Dark chocolate, fruits such as acai and pineapple and some leafy green vegetables are known sources of manganese.
This cleanup molecule is a vital detoxifying agent that helps remove metabolic waste from the metabolism of sulfur-based amino acids. You can source molybdenum from legumes, organ meats, cheese, and leafy greens.
Phosphorus is important in the formation of bones and teeth. It also plays a role in fat and carb metabolism as well as protein synthesis.
Fish, meat, poultry, legumes, and nuts are your go-to phosphorus sources.
Potassium is yet another electrolyte, helping control the fluid and electrical balance of the body. Potassium is abundant in foods such as bananas and avocados.
Selenium is a powerful antioxidant and is important in the maintenance of a healthy immune system as well as thyroid function. Selenium can be found in brazil nuts, halibut, tuna, and oysters.
Sulfur is the third most abundant mineral in the body. It is a component of methionine and cysteine, two very important amino acids responsible for protein synthesis. For this reason, sulfur is a constituent in many structures such as hair and nails. Sulfur is commonly sourced from a diet containing meats, organ meats, and eggs.
Zinc is an essential mineral and is vital to the immune system.
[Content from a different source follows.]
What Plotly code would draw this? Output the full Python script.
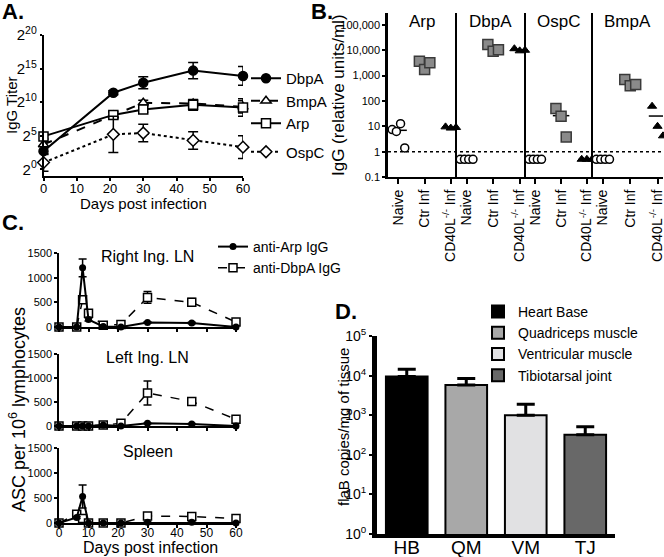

Aside from this, zinc is also significant in healthy cell division and growth which is useful for tissue growth, repair and wound healing. Zinc is abundant in dairy, eggs, meat, and shellfish.
There you have it, all 16 essential minerals and how they contribute to the healthy balance of your body. If you are unsure that you’re hitting your essential mineral goals, best consult a doctor and get your levels checked.